March 03, 2020
Jim Inhofe, a Republican, represents Oklahoma in the U.S. Senate and is chairman of the Armed Services Committee.
I just returned from West Africa, where I received a simple message from our African partners: The threat from radical Islamist terrorism is not only real but growing — and for our partners to win this fight, they need our help.
While there, I met with several of our key partners: Ghana, Mauritania and leaders from the Group of Five-Sahel, and their message to me was the clearest I’ve heard in my nearly 200 African country visits.
So far, the help we’ve been providing has been all about capacity building, and that’s the way it should be. Our African partners’ capabilities are improving, but what has most impressed me is their commitment. They own the fight, but they want our help to ensure they win.
Americans can’t afford for them to lose. Terrorists hate freedom everywhere, but they hate the United States the most. If they’re allowed to operate in failed states or ungoverned territory, they’ll be planning, training and launching terrorist attacks against our allies — and eventually us.
Defense Secretary Mark T. Esper made the smart decision to send the U.S. Army’s 1st Security Force Assistance Brigade to Africa — something I’ve been calling for since 2018. The SFAB’s capabilities are a perfect complement to what we’re already doing in West Africa with special operations and intelligence. But if the SFAB is intended to replace what we’re already doing, it will be a disaster for our partners and a significant reduction in capacity building.
Let’s look at our readjustments in terms of numbers compared to threats. We have more than 200,000 troops spread out between the Middle East, Europe and the Pacific at the same time the threat in Africa continues to grow rapidly in both strength and geographic reach.

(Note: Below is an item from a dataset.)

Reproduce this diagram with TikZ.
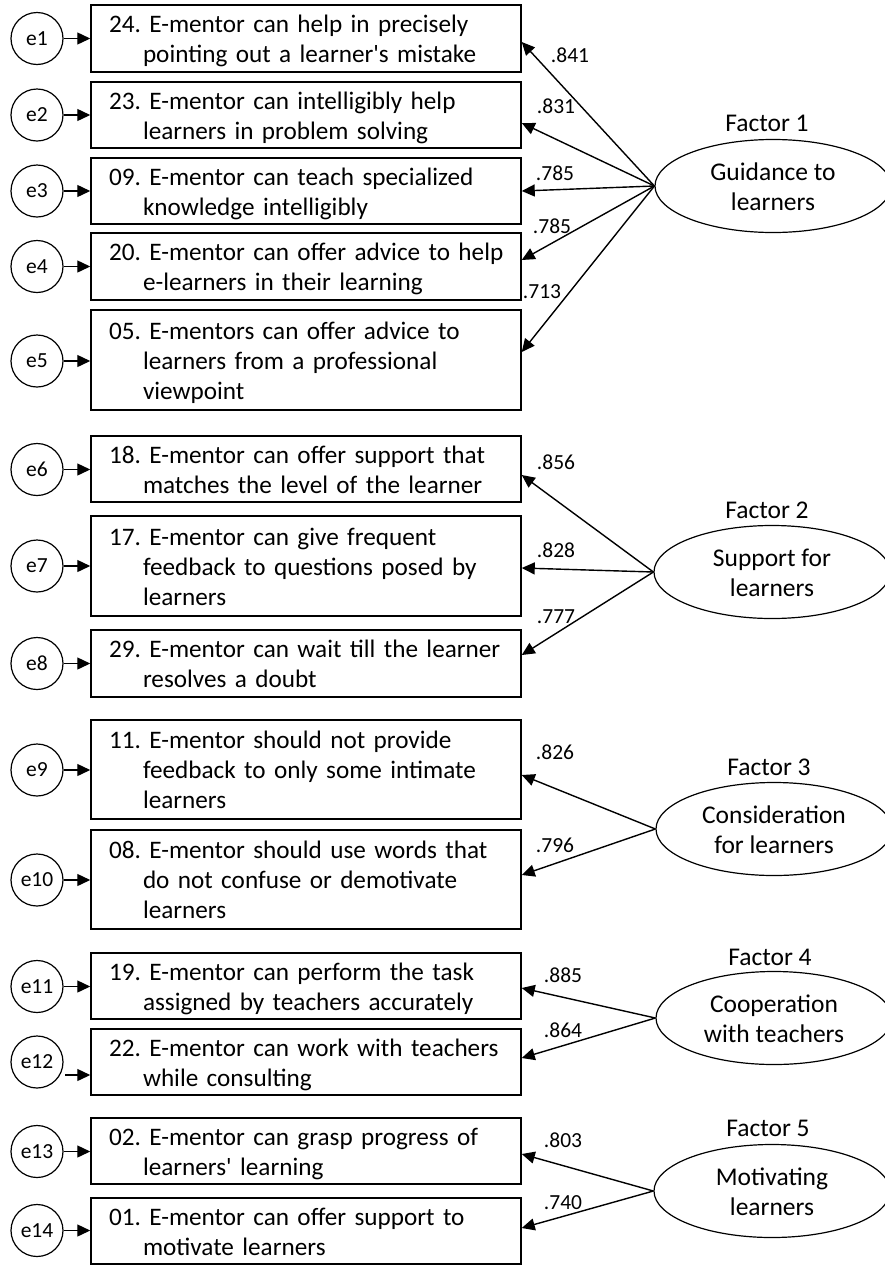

Compare that with U.S. Africa Command (AFRICOM), which has just 6,000 service members training and advising our partners and conducting operations to counter dangerous terrorist organizations — all while facing mounting pressure from Russia and China. Think about it this way: AFRICOM has just 3 percent of the troops and resources to handle three of the National Defense Strategy’s top priorities, spread over an area that is larger geographically than China, India, the United States and most of Europe combined.

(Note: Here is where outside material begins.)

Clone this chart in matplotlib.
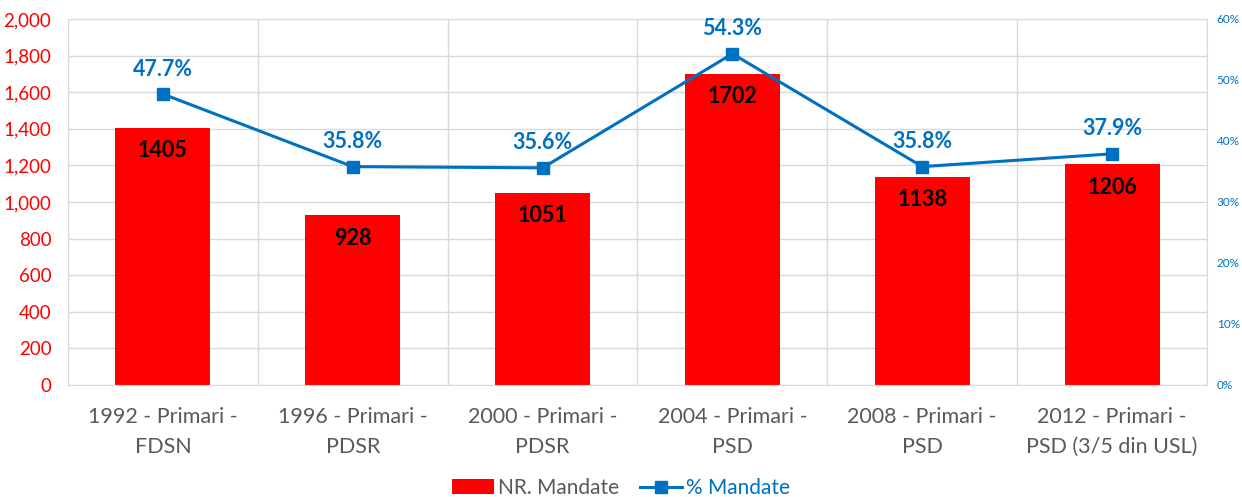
import matplotlib
matplotlib.use("Agg")
import matplotlib.pyplot as plt
from matplotlib.ticker import FuncFormatter, MultipleLocator
import numpy as np

plt.rcParams['font.family'] = ['Lato', 'DejaVu Sans']

categories = ["1992 - Primari -\nFDSN", "1996 - Primari -\nPDSR", "2000 - Primari -\nPDSR",
              "2004 - Primari -\nPSD", "2008 - Primari -\nPSD", "2012 - Primari -\nPSD (3/5 din USL)"]
mandates = [1405, 928, 1051, 1702, 1138, 1206]
pct_mandates = [47.7, 35.8, 35.6, 54.3, 35.8, 37.9]

RED = "#FF0000"
BLUE = "#0070C0"
GRID = "#D9D9D9"

fig = plt.figure(figsize=(12.42, 4.97), dpi=100)
ax = fig.add_axes([68/1242, 1-385/497, (1207-68)/1242, (385-19)/497])
x = np.arange(len(categories))

bars = ax.bar(x, mandates, width=0.5, color=RED, zorder=2, label="NR. Mandate")
ax.set_xlim(-0.5, len(categories)-0.5)
ax.set_ylim(0, 2000)
ax.yaxis.set_major_locator(MultipleLocator(200))
ax.yaxis.set_major_formatter(FuncFormatter(lambda v, p: f"{int(v):,}"))
ax.tick_params(axis='y', colors=RED, labelsize=13.5, length=0, pad=12)
ax.set_xticks(x)
ax.set_xticklabels(categories, fontsize=15.5, color="#595959", linespacing=1.6)
ax.tick_params(axis='x', length=0, pad=16)
ax.grid(axis='y', color=GRID, linewidth=1, zorder=0)
for b in np.arange(-0.5, len(categories), 1.0):
    ax.axvline(b, color=GRID, linewidth=1, zorder=0)
for s in ax.spines.values():
    s.set_color(GRID)
for i, v in enumerate(mandates):
    ax.text(i, v - 125, str(v), ha='center', va='center', fontsize=15.5, fontweight='bold', color='black', zorder=4)

ax2 = ax.twinx()
ax2.set_ylim(0, 0.6)
ax2.yaxis.set_major_locator(MultipleLocator(0.1))
ax2.yaxis.set_major_formatter(FuncFormatter(lambda v, p: f"{int(round(v*100))}%"))
ax2.tick_params(axis='y', colors=BLUE, labelsize=8.5, length=0, pad=7)
for s in ax2.spines.values():
    s.set_visible(False)
vals = [p/100 for p in pct_mandates]
ax2.plot(x, vals, color=BLUE, linewidth=2.2, marker='s', markersize=9, zorder=5, label="% Mandate")
for i, v in enumerate(vals):
    ax2.text(i, v + 0.041, f"{pct_mandates[i]:.1f}%", ha='center', va='center', fontsize=15.5, fontweight='bold', color=BLUE)

h1, l1 = ax.get_legend_handles_labels()
h2, l2 = ax2.get_legend_handles_labels()
leg = fig.legend(h1 + h2, l1 + l2, loc='center', bbox_to_anchor=(0.5, 1-488/497), ncol=2, frameon=False,
                 fontsize=15, handlelength=2.0, columnspacing=1.0, handletextpad=0.2)
for t, c in zip(leg.get_texts(), ["#595959", BLUE]):
    t.set_color(c)

fig.savefig("out.png", dpi=100)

Our current presence isn’t just critical for our African partners; it also serves as a force multiplier and provides assurance to our European allies for their own counterterrorism partnerships in the region. While in Munich, the Europeans told me they want to increase their role in West Africa but can only do so if we stay.
The need to be involved in Africa is about more than just countering the terrorist threat. If we don’t maintain — or, frankly, even expand — our commitment there, we will cede influence and access across the continent to Russia and China. Russian President Vladimir Putin and Chinese President Xi Jinping see what I see: the strategic importance of Africa. But as the United States is considering pulling back, Russia and China are surging in their investment.

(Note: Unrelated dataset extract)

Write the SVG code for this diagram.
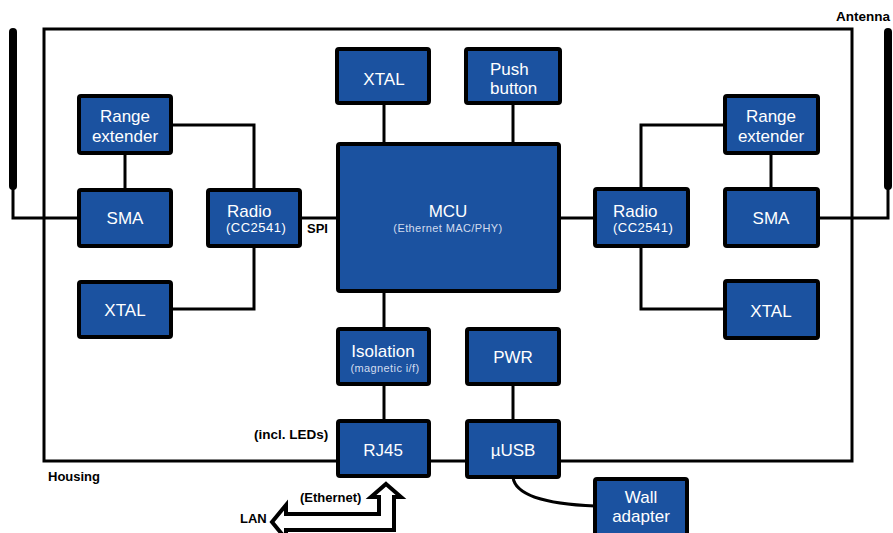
<svg xmlns="http://www.w3.org/2000/svg" width="893" height="533" viewBox="0 0 893 533">
<style>
.box{fill:#1b52a0;stroke:#000;stroke-width:4}
.t{font-family:"Liberation Sans",Arial,sans-serif;font-size:17px;fill:#fff;text-anchor:middle}
.s{font-family:"Liberation Sans",Arial,sans-serif;font-size:11px;fill:#d2dcee;text-anchor:middle;letter-spacing:0.4px}
.r{font-family:"Liberation Sans",Arial,sans-serif;font-size:13px;fill:#fff;letter-spacing:0.5px}
.lb{font-family:"Liberation Sans",Arial,sans-serif;font-size:13px;font-weight:bold;fill:#000}
.c{fill:none;stroke:#000;stroke-width:3}
</style>
<rect width="893" height="533" fill="#fff"/>
<g id="housing">
<rect x="44" y="29" width="808" height="432" fill="none" stroke="#000" stroke-width="3"/>
<text class="lb" x="48" y="481">Housing</text>
</g>
<g id="antenna-left">
<line x1="13" y1="32" x2="13" y2="186" stroke="#000" stroke-width="8" stroke-linecap="round"/>
</g>
<g id="antenna-right">
<line x1="888" y1="32" x2="888" y2="186" stroke="#000" stroke-width="8" stroke-linecap="round"/>
<text class="lb" x="836" y="21" style="font-size:13.5px">Antenna</text>
</g>
<g id="connectors">
<polyline class="c" points="13,186 13,218 79,218"/>
<polyline class="c" points="888,186 888,218 818,218"/>
<polyline class="c" points="171,125 254,125 254,190"/>
<line class="c" x1="125" y1="153" x2="125" y2="190"/>
<polyline class="c" points="254,246 254,309 171,309"/>
<line class="c" x1="300" y1="218" x2="338" y2="218"/>
<line class="c" x1="384" y1="103" x2="384" y2="144"/>
<line class="c" x1="513" y1="103" x2="513" y2="144"/>
<line class="c" x1="559" y1="218" x2="595" y2="218"/>
<polyline class="c" points="641,189 641,125 725,125"/>
<line class="c" x1="771" y1="153" x2="771" y2="189"/>
<polyline class="c" points="641,246 641,309 725,309"/>
<line class="c" x1="384" y1="291" x2="384" y2="329"/>
<line class="c" x1="384" y1="384" x2="384" y2="421"/>
<line class="c" x1="513" y1="384" x2="513" y2="421"/>
<path class="c" d="M513,477 C515,495 545,504 595,506"/>
<text class="lb" x="307" y="233">SPI</text>
</g>
<g id="lan-arrow">
<polygon points="386,484 401,497 394,497 394,530 286,530 286,539 272,522 286,505 286,514 379,514 379,497 371,497" fill="#fff" stroke="#000" stroke-width="4" stroke-linejoin="miter"/>
<text class="lb" x="300" y="502">(Ethernet)</text>
<text class="lb" x="240" y="523">LAN</text>
</g>
<g id="range-left">
<rect class="box" x="79" y="96" width="92" height="57" rx="2"/>
<text class="t" x="125" y="122">Range</text>
<text class="t" x="125" y="142">extender</text>
</g>
<g id="sma-left">
<rect class="box" x="79" y="190" width="92" height="56" rx="2"/>
<text class="t" x="125" y="224">SMA</text>
</g>
<g id="radio-left">
<rect class="box" x="208" y="190" width="92" height="56" rx="2"/>
<text class="t" x="227" y="217" style="text-anchor:start">Radio</text>
<text class="r" x="226" y="232">(CC2541)</text>
</g>
<g id="xtal-left">
<rect class="box" x="79" y="282" width="92" height="55" rx="2"/>
<text class="t" x="125" y="316">XTAL</text>
</g>
<g id="xtal-top">
<rect class="box" x="337" y="49" width="92" height="54" rx="2"/>
<text class="t" x="384" y="85">XTAL</text>
</g>
<g id="push-button">
<rect class="box" x="466" y="49" width="94" height="54" rx="2"/>
<text class="t" x="490" y="75" style="text-anchor:start">Push</text>
<text class="t" x="490" y="94" style="text-anchor:start">button</text>
</g>
<g id="mcu">
<rect class="box" x="338" y="144" width="221" height="147" rx="2"/>
<text class="t" x="448" y="217">MCU</text>
<text class="s" x="448" y="232">(Ethernet MAC/PHY)</text>
</g>
<g id="radio-right">
<rect class="box" x="595" y="189" width="93" height="57" rx="2"/>
<text class="t" x="613" y="217" style="text-anchor:start">Radio</text>
<text class="r" x="613" y="232">(CC2541)</text>
</g>
<g id="range-right">
<rect class="box" x="725" y="96" width="93" height="57" rx="2"/>
<text class="t" x="771" y="122">Range</text>
<text class="t" x="771" y="142">extender</text>
</g>
<g id="sma-right">
<rect class="box" x="725" y="189" width="93" height="57" rx="2"/>
<text class="t" x="771" y="224">SMA</text>
</g>
<g id="xtal-right">
<rect class="box" x="725" y="281" width="93" height="57" rx="2"/>
<text class="t" x="771" y="317">XTAL</text>
</g>
<g id="isolation">
<rect class="box" x="338" y="329" width="91" height="55" rx="2"/>
<text class="t" x="383" y="357">Isolation</text>
<text class="s" x="385" y="372">(magnetic i/f)</text>
</g>
<g id="pwr">
<rect class="box" x="467" y="329" width="92" height="55" rx="2"/>
<text class="t" x="513" y="363">PWR</text>
</g>
<g id="rj45">
<rect class="box" x="338" y="421" width="91" height="55" rx="2"/>
<text class="t" x="383" y="456">RJ45</text>
<text class="lb" x="254" y="439" style="font-size:13.5px">(incl. LEDs)</text>
</g>
<g id="usb">
<rect class="box" x="467" y="421" width="92" height="56" rx="2"/>
<text class="t" x="513" y="456">µUSB</text>
</g>
<g id="wall-adapter">
<rect class="box" x="595" y="479" width="92" height="62" rx="2"/>
<text class="t" x="641" y="503">Wall</text>
<text class="t" x="641" y="522">adapter</text>
</g>
</svg>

While AFRICOM is continuously underresourced, our small presence there is meaningful and provides significant return on investment. Our partners there are grateful for our leadership, and our allies and partners around the world follow that lead. Downgrading our investment now would only increase our risk and make future competition or potential conflict costlier down the road.
The good news? I’m not the only one who sees this. At the annual Senate Armed Services Committee posture hearing for AFRICOM in January, many senators on both sides of the aisle spoke and asked questions that highlighted the importance of our presence in Africa. It was a welcome and stark contrast from just 10 years ago, when only a few of us were pushing to create AFRICOM or inquiring about our role in the region.
The defense secretary is right to take a tough look at where our troops are deployed around the world and how we can better align our forces to implement the National Defense Strategy with an eye to Russia and China. Esper also understands that Africa plays a key role in our national security — particularly when it comes to combating the growing threat of terrorism on the continent. So I hope it’s as plain to him as it is to me: A true “right sizing” of U.S. forces in Africa should result in an increase in personnel and support, not a decrease.